The first introduction from Spanish America, Orinoco tobacco, was brought by Jamestown planters from Trinidad in 1611. It became the source of colonial Virginia's most profitable crop.
Most of the food and feed crops now grown in the United States were established in colonial America by the end of the 17th century.
The ideas that were to govern the introduction of plants during the next two centuries were current then, as well the belief that agriculture everywhere could be improved by the adoption of new methods; that the colonies could grow all the cash crops then in demand in Europe, among them rice, indigo, cotton, sugar, spices, tea, grapes for wine, and mulberry trees for silkworms; that new crops could be adapted if planting materials were brought from many different sources and grown experimentally; and that plants of all kinds should be collected for study and classification.
The colonists failed again and again in their efforts to establish the crops so urgently wanted on the European market. Few of the plants introduced repeatedly from the subtropics survived the winters of even the southernmost Colonies.
But finally, in the 1690's, South Carolina planters found in seeds from Madagascar the hardy productive rice that could be grown on their lowlands. And in 1745, Eliza Lucas, then only 18, introduced the indigo seeds that gained a foothold for this highly prized crop. They came from Antigua, West Indies, where her father was governor and she had formerly lived.
To tobacco, rice, and indigo, planters of the Southern Coastal Plains added a fourth profitable crop shortly after the American Revolution.
This was sea-island cotton, the seeds of which were introduced from the Bahamas. Its advantage over upland cotton, which had been introduced by the Indians, was that the lint separated easily from the seeds. The cotton gin, patented by Eli Whitney in 1793, however, overcame this difficulty for upland cotton and soon paved the way for the expansion of the crop.
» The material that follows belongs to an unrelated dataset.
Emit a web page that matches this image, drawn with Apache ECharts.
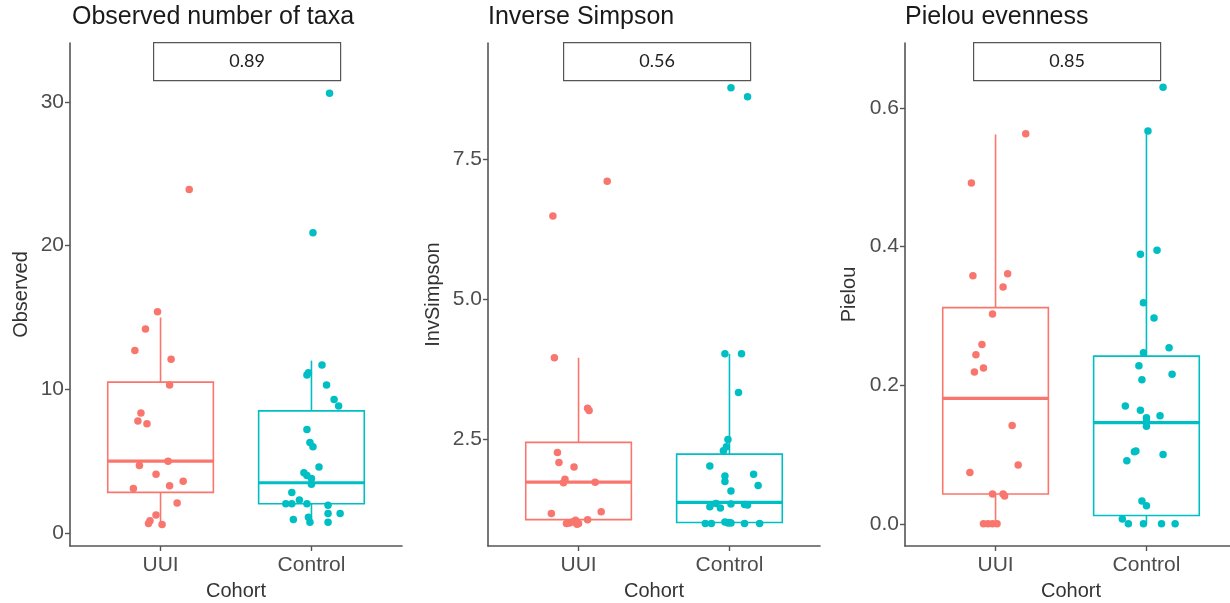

Plant introduction during the 18th century reflected the keen interest in experimentation then beginning to rise in the Western World.
An example is the colonists who left England for Georgia in 1735. Even before they left, they set aside 10 acres for an experimental garden. They hired a competent botanist to explore for "useful Plants ... found wanting in America." Neither the botanist first engaged nor the one who was hired to succeed him introduced any seeds or plants they did not even reach Georgia. But the men in charge of the Trustees' Garden in Savannah proved to their own satisfaction that the climate was too severe for the subtropical plants under study. They turned the plot into a nursery for grapevines and mulberry trees. Fifteen years after the garden was laid out, they decided to abandon the enterprise, but it had served a purpose.
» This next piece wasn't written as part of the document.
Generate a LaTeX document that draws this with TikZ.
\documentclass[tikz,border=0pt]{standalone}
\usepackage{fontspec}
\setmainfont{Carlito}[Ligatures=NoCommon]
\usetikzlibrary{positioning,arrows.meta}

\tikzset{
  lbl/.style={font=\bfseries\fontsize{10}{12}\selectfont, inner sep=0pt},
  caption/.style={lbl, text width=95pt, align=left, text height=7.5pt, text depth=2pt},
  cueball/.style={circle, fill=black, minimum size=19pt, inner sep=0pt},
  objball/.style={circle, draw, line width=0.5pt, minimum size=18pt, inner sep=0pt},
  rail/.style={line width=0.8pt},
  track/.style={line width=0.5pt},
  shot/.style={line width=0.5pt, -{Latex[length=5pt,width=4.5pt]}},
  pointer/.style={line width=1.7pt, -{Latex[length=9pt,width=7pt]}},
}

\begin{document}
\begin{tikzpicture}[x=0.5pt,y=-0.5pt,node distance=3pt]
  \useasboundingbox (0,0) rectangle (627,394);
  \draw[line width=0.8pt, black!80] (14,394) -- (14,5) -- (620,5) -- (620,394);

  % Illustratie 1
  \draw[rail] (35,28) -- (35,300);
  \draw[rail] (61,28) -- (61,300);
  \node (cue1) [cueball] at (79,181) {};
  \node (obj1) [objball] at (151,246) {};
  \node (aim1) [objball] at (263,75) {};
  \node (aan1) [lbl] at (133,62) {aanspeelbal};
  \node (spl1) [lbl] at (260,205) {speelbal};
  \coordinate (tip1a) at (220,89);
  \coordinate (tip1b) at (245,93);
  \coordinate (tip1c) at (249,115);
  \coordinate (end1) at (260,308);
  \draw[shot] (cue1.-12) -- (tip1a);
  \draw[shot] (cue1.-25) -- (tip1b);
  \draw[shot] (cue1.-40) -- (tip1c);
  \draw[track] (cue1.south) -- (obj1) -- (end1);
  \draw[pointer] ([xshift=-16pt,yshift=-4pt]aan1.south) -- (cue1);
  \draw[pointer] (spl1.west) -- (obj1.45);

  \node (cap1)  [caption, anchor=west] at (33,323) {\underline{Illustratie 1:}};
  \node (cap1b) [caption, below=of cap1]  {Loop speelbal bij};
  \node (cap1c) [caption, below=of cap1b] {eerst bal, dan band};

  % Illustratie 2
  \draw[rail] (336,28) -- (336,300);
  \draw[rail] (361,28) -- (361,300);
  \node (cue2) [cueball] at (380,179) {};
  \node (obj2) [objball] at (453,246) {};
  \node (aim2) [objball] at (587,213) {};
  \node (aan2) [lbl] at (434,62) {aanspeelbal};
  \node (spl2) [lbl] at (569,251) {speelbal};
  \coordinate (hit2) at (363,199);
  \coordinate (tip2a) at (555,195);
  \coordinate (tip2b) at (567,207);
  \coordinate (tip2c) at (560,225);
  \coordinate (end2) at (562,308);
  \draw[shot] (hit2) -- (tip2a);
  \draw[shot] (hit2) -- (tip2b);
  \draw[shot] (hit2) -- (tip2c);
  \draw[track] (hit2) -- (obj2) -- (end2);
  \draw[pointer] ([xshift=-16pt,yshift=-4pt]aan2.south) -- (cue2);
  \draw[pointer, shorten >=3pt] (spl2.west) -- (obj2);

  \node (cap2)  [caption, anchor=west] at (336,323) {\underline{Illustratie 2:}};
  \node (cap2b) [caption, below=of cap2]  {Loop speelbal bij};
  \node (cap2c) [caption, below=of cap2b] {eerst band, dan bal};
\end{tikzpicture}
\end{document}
Many of the fruits and ornamentals imported during the 18th century were first grown in the gardens of able plantsmen such as George Robbins of Easton, Md., Henry Laurens and Charles Drayton of Charleston, S.C., and John Bartram of Philadelphia.
Bartram, a farmer who taught himself botany, was considered by the great Swedish botanist Carolus Linnaeus to be "the greatest natural botanist in the world." His botanical garden near Philadelphia, the best known in colonial America, specialized in the plants of this continent. It was also the point of introduction for many different kinds of seeds sent to him by Benjamin Franklin and other Americans traveling abroad and by the directors of the botanical gardens in Europe.
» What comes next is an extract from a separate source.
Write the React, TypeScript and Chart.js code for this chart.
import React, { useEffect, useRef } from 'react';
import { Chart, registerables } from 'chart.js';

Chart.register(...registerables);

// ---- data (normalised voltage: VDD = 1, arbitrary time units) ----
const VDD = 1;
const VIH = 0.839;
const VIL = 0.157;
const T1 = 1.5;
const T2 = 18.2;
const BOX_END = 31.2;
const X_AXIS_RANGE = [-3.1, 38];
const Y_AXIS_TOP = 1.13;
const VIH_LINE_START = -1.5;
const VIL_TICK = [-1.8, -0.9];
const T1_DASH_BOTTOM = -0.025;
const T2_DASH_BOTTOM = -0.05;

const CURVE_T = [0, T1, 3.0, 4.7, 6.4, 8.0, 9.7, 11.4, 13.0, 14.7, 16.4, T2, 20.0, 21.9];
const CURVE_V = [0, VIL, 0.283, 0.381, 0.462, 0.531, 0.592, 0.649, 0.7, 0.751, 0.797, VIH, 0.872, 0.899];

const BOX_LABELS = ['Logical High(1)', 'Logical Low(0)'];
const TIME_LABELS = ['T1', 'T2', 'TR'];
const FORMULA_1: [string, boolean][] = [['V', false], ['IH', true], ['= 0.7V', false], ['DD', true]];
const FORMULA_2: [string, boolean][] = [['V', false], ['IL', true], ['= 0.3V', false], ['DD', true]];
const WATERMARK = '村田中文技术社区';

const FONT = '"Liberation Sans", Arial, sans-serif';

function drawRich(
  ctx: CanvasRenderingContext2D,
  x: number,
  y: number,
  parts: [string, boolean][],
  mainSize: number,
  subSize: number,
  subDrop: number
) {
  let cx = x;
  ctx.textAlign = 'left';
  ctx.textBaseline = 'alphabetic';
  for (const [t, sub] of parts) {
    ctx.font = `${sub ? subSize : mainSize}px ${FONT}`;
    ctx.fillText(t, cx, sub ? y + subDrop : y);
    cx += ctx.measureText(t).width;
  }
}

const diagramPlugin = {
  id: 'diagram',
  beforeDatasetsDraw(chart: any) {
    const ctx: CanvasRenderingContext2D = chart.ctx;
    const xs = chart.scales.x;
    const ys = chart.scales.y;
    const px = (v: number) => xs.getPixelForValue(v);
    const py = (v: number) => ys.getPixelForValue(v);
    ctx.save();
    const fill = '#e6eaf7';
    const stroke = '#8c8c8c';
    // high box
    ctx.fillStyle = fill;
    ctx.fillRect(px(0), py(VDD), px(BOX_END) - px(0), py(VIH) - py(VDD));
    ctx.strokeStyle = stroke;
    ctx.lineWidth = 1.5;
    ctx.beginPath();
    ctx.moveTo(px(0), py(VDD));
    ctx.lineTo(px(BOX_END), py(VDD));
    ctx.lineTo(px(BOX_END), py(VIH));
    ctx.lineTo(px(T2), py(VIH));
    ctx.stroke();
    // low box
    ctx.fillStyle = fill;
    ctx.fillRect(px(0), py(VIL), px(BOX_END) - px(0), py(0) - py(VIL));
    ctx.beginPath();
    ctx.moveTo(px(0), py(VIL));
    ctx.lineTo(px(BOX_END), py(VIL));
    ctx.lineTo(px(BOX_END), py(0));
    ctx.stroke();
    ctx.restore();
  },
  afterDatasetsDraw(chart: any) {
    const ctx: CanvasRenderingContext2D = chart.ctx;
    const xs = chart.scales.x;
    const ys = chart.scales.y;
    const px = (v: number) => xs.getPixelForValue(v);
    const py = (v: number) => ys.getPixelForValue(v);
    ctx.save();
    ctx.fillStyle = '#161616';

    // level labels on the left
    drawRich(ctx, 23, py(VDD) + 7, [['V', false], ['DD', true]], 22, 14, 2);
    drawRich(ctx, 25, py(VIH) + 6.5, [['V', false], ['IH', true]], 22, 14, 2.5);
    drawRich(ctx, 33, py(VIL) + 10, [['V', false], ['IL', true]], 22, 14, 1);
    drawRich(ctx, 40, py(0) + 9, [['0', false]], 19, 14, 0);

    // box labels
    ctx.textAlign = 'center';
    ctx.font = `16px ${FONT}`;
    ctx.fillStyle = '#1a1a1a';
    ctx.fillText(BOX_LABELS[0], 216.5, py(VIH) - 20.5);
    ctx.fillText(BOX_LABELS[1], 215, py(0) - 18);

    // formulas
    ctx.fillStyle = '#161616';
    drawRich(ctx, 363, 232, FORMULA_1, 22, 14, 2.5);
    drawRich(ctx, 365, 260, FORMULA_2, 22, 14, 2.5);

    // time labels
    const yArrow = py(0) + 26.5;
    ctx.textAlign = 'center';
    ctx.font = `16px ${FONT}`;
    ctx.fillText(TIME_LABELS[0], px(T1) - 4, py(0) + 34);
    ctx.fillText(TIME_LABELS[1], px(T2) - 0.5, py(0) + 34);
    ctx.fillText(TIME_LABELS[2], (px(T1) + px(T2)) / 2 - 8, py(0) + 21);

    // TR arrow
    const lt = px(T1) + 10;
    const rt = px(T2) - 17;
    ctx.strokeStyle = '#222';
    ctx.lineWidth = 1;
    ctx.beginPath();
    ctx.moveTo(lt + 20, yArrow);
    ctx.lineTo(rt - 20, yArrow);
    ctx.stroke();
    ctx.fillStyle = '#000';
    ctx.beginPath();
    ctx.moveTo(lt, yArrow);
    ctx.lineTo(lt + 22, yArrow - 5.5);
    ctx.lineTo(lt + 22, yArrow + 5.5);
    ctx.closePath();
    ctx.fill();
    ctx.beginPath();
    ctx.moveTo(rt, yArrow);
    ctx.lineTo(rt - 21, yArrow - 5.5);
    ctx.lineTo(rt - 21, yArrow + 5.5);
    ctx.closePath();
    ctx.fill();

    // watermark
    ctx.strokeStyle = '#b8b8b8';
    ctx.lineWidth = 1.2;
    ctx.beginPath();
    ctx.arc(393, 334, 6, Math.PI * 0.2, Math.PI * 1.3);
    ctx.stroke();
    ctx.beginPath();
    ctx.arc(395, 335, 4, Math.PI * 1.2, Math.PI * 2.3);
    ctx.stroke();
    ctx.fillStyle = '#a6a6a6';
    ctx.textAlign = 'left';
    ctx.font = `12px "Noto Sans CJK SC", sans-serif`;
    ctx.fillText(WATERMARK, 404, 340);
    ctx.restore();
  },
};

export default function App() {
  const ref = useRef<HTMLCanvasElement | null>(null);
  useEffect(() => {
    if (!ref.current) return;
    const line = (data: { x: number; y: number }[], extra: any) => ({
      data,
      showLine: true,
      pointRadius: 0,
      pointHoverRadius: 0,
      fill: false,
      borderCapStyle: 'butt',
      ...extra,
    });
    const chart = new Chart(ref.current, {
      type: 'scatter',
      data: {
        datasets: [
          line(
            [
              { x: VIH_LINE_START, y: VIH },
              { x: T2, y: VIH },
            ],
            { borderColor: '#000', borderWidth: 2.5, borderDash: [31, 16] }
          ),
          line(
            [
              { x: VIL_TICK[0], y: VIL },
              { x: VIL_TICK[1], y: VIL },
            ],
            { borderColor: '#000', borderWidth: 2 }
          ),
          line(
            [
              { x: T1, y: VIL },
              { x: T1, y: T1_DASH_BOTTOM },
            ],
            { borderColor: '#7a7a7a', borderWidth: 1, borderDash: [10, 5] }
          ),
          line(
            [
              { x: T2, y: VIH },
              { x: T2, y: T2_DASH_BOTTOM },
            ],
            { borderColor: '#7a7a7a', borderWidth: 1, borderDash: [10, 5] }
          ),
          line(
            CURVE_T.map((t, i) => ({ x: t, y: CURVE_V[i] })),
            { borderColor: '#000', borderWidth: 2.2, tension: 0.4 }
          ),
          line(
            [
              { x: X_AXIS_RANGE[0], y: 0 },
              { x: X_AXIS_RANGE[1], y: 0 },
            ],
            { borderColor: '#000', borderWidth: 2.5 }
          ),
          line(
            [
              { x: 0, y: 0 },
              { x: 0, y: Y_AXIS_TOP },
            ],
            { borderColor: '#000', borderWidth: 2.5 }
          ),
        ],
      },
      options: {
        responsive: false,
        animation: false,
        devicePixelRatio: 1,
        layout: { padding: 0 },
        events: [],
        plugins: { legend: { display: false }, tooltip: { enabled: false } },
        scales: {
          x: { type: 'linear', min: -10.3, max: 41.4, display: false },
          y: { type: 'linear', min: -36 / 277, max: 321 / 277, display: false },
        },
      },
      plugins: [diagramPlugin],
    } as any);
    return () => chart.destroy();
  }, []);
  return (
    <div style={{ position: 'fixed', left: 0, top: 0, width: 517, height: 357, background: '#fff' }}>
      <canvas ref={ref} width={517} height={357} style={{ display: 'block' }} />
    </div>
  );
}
Franklin and Thomas Jefferson were among the leading citizens of colonial America whose interest in plant introduction was no less practical than it was scientific.
On missions abroad they carried on a brisk exchange of seeds with growers at home. Franklin introduced two Scottish crops to America rhubarb and kale.
Jefferson risked the death penalty in northern Italy to obtain seeds of an upland rice for South Carolina. The provincial government, seeking to protect its monopoly, prohibited the export of seed. Jefferson smuggled them out in his coat.
Franklin and Jefferson, like other influential men of their times, had studied the work of Linnaeus and other botanical authorities. They were well acquainted with the directors of botanical gardens of Europe and exchanged seeds and other plant material with them. Before members of agricultural and scientific societies then being organized on both sides of the Atlantic, they discussed their observations of plantlife.
With the founding of the Republic, the societies became powerful forces in plant introduction. Their members were wealthy men who could afford to try new methods and make mistakes. They believed the success of agriculture depended on the diversification of crops and the cultivation of new and unusual ones.
A fluent spokesman for these ideas was Elkanah Watson, one of the founders of the New York Society for the Promotion of Useful Arts and the Berkshire Agricultural Society in Massachusetts.
Watson in 1817 sent a circular letter requesting seeds from the consuls in Europe. An enthusiastic response came from Valencia, Spain. There, at Watson's suggestion, the consul turned to an eminent Spanish botanist for help in selecting varieties of grain that should do well in this country. The seeds of 14 kinds of wheat, one of oats, and one of barley were sealed in a cask and sent to Watson.
Farmers in a Shaker community near Albany, N.Y., were among those who grew the wheat and reported with favor on one variety. The results so impressed James Madison, then president of the Virginia Agricultural Society, that he mentioned them in an address to the society. The address was published in the American Farmer, a new and influential journal.
Government officials perceived the importance of Watson's work.
William H. Crawford, Secretary of the Treasury, in 1819 issued a circular to consuls and naval officers asking them to send useful plants and seeds to collectors at American ports. The Congress appropriated no funds for the work, but the Agricultural Society of South Carolina allotted 200 dollars a year, beginning in 1823, to pay naval officers for the costs of correspondence.